## PROBLEM STATEMENT
Exactly as written, write out the lines below from the first to the one containing "plt.rcParams['font.family'] = ['Liberation", inclusive. Pictures do not belong in the copy.

--- START ---

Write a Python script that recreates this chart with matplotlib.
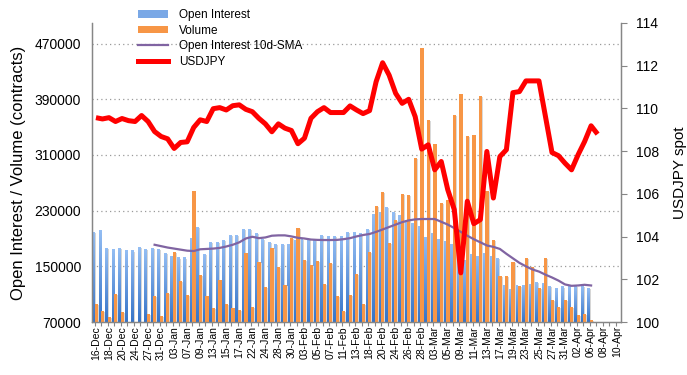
import numpy as np
import matplotlib
matplotlib.use("Agg")
import matplotlib.pyplot as plt
from matplotlib.colors import LinearSegmentedColormap
from matplotlib.patches import Patch
from matplotlib.lines import Line2D

plt.rcParams['font.family'] = ['Liberation Sans', 'DejaVu Sans']

# trading days shown on the category axis
dates = ['16-Dec', '17-Dec', '18-Dec', '19-Dec', '20-Dec', '23-Dec', '24-Dec', '26-Dec', '27-Dec',
         '30-Dec', '31-Dec', '02-Jan', '03-Jan', '06-Jan', '07-Jan', '08-Jan', '09-Jan', '10-Jan',
         '13-Jan', '14-Jan', '15-Jan', '16-Jan', '17-Jan', '21-Jan', '22-Jan', '23-Jan', '24-Jan',
         '27-Jan', '28-Jan', '29-Jan', '30-Jan', '31-Jan', '03-Feb', '04-Feb', '05-Feb', '06-Feb',
         '07-Feb', '10-Feb', '11-Feb', '12-Feb', '13-Feb', '14-Feb', '18-Feb', '19-Feb', '20-Feb',
         '21-Feb', '24-Feb', '25-Feb', '26-Feb', '27-Feb', '28-Feb', '02-Mar', '03-Mar', '04-Mar',
         '05-Mar', '06-Mar', '09-Mar', '10-Mar', '11-Mar', '12-Mar', '13-Mar', '16-Mar', '17-Mar',
         '18-Mar', '19-Mar', '20-Mar', '23-Mar', '24-Mar', '25-Mar', '26-Mar', '27-Mar', '30-Mar',
         '31-Mar', '01-Apr', '02-Apr', '03-Apr', '06-Apr', '07-Apr', '08-Apr', '09-Apr', '10-Apr']

open_interest = [199200, 202100, 176300, 174800, 176300, 172200, 172200, 177700, 174800, 175800,
                 174800, 169100, 163600, 162000, 162000, 190600, 206400, 167700, 184900, 184900,
                 187800, 194900, 194900, 203500, 203500, 197800, 189200, 184900, 182000, 182000,
                 182000, 187800, 189200, 189200, 187800, 194900, 193500, 193500, 193500, 199200,
                 199200, 196500, 203500, 225100, 228000, 235200, 228000, 223700, 216500, 211700,
                 207900, 192100, 197800, 189200, 186300, 182000, 159000, 159000, 167700, 164800,
                 169100, 164800, 161900, 123100, 117400, 123100, 123100, 124600, 127400, 126000,
                 121700, 118800, 120300, 120300, 121700, 121700, 118800]

volume = [95800, 85800, 77200, 110200, 84400, 55000, 50000, 60000, 81500, 107300,
          78600, 111600, 170500, 128900, 108800, 258100, 137500, 107300, 90100, 130300,
          95800, 90100, 87200, 169100, 91500, 156200, 120300, 176300, 149000, 123100,
          191000, 205000, 159000, 151900, 157600, 124600, 154700, 107300, 85800, 108800,
          138900, 95800, 170500, 236600, 256700, 183500, 216500, 253800, 252400, 305500,
          463500, 360100, 325600, 240900, 245200, 367300, 397400, 337100, 338600, 394600,
          258100, 187800, 136100, 136100, 156200, 121700, 161900, 149000, 118800, 161900,
          101600, 91500, 101600, 91500, 80100, 81500, 72900]

# 10 day moving average of open interest, first 9 days have no value
oi_sma = [np.nan] * 9 + [
    181000, 179000, 177000, 175500, 174000, 172500, 172000, 174500, 175000, 175500,
    176500, 178500, 181000, 184500, 190000, 192500, 190500, 191500, 194000, 194500,
    194500, 193000, 191000, 190000, 188500, 188000, 187800, 187800, 188000, 189000,
    190500, 193000, 195000, 196500, 199500, 203000, 206500, 210000, 213500, 216000,
    217500, 218000, 218000, 218000, 214000, 210000, 205000, 199500, 194000, 189000,
    184500, 180000, 178000, 175000, 168000, 161500, 155000, 150000, 145500, 142500,
    138000, 134000, 129500, 124000, 122000, 122500, 123500, 122500]

usdjpy = [109.56, 109.50, 109.56, 109.38, 109.52, 109.42, 109.38, 109.66, 109.38, 108.91,
          108.68, 108.57, 108.12, 108.40, 108.43, 109.10, 109.46, 109.38, 109.98, 110.03,
          109.92, 110.12, 110.16, 109.95, 109.84, 109.53, 109.27, 108.90, 109.27, 109.07,
          108.96, 108.34, 108.60, 109.53, 109.84, 110.03, 109.80, 109.80, 109.80, 110.11,
          109.92, 109.75, 109.89, 111.24, 112.13, 111.55, 110.70, 110.23, 110.42, 109.61,
          108.09, 108.29, 107.12, 107.51, 106.19, 105.26, 102.30, 105.65, 104.60, 104.79,
          107.98, 105.80, 107.74, 108.06, 110.73, 110.78, 111.28, 111.28, 111.28, 109.61,
          107.93, 107.78, 107.43, 107.12, 107.82, 108.44, 109.18, 108.79]

y_left_ticks = [70000, 150000, 230000, 310000, 390000, 470000]
y_right_ticks = [100, 102, 104, 106, 108, 110, 112, 114]

blue_cmap = LinearSegmentedColormap.from_list('oi', ['#3674c8', '#93bdf3'])
orange = '#f79646'
grey = '#868686'

fig = plt.figure(figsize=(6.87, 3.75), dpi=100)
ax = fig.add_axes([0.134, 0.1413, 0.770, 0.798])
ax2 = ax.twinx()

x_bar = np.arange(len(open_interest))
y_min, y_max = 70000, 500000

# open interest bars: soft shadow + vertical gradient
bw = 0.46
for xi, h in zip(x_bar, open_interest):
    x0 = xi - 0.38 - bw / 2
    ax.bar(x0 + bw / 2 + 0.14, h - 1500, width=bw, color='#d6d6d6', zorder=1)
    grad = np.linspace(0, 1, 64).reshape(-1, 1)
    ax.imshow(grad, extent=(x0, x0 + bw, y_min, h), origin='lower', cmap=blue_cmap,
              aspect='auto', zorder=2, interpolation='bilinear')

# volume bars
x_vol = np.arange(len(volume))
ax.bar(x_vol + 0.17, np.array(volume) - 1500, width=0.48, color='#d9d9d9', zorder=2.5)
ax.bar(x_vol + 0.03, volume, width=0.5, color=orange, zorder=3)

ax.plot(np.arange(len(oi_sma)), oi_sma, color='#8064a2', lw=1.6, zorder=4)

ax2.plot(np.arange(len(usdjpy)), usdjpy, color='#ff0000', lw=3.6, solid_joinstyle='round',
         solid_capstyle='butt', zorder=5)

ax.set_xlim(-0.6, 80.6)
ax.set_ylim(y_min, y_max)
ax2.set_ylim(100, 114)

ax.set_yticks(y_left_ticks)
ax.set_yticklabels([str(v) for v in y_left_ticks], fontsize=10)
ax.tick_params(axis='y', length=0, pad=8)
for v in y_left_ticks[1:]:
    ax.axhline(v, color='#9a9a9a', lw=0.9, ls=(0, (1, 2.5)), zorder=0.5)

ax2.set_yticks(y_right_ticks)
ax2.set_yticklabels([str(v) for v in y_right_ticks], fontsize=10)
ax2.tick_params(axis='y', length=4, width=0.8, color=grey, pad=7)

ax.set_xticks(np.arange(0, len(dates), 2))
ax.set_xticklabels(dates[::2], rotation=90, fontsize=7.5)
ax.set_xticks(np.arange(len(dates)) - 0.2, minor=True)
ax.tick_params(axis='x', which='major', length=0, pad=3)
ax.tick_params(axis='x', which='minor', length=3, width=0.8, color=grey)

for a in (ax, ax2):
    a.spines['top'].set_visible(False)
    for s in ('left', 'right', 'bottom'):
        a.spines[s].set_color(grey)
        a.spines[s].set_linewidth(0.9)

ax.set_ylabel('Open Interest / Volume (contracts)', fontsize=12, labelpad=6)
ax2.set_ylabel('USDJPY spot', fontsize=11, labelpad=10)

handles = [Patch(facecolor='#7aa8e6', edgecolor='none'),
           Patch(facecolor=orange, edgecolor='none'),
           Line2D([], [], color='#8064a2', lw=1.6),
           Line2D([], [], color='#ff0000', lw=3.6)]
labels = ['Open Interest', 'Volume', 'Open Interest 10d-SMA', 'USDJPY']
fig.legend(handles, labels, loc='upper left', bbox_to_anchor=(138 / 687, 1 - 9 / 375),
           frameon=False, fontsize=8.5, handlelength=2.5, handleheight=0.6,
           handletextpad=1.0, labelspacing=0.3, borderpad=0, borderaxespad=0)

fig.savefig('out.png', dpi=100)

--- END ---

## OUTPUT
Write a Python script that recreates this chart with matplotlib.
import numpy as np
import matplotlib
matplotlib.use("Agg")
import matplotlib.pyplot as plt
from matplotlib.colors import LinearSegmentedColormap
from matplotlib.patches import Patch
from matplotlib.lines import Line2D

plt.rcParams['font.family'] = ['Liberation Sans', 'DejaVu Sans']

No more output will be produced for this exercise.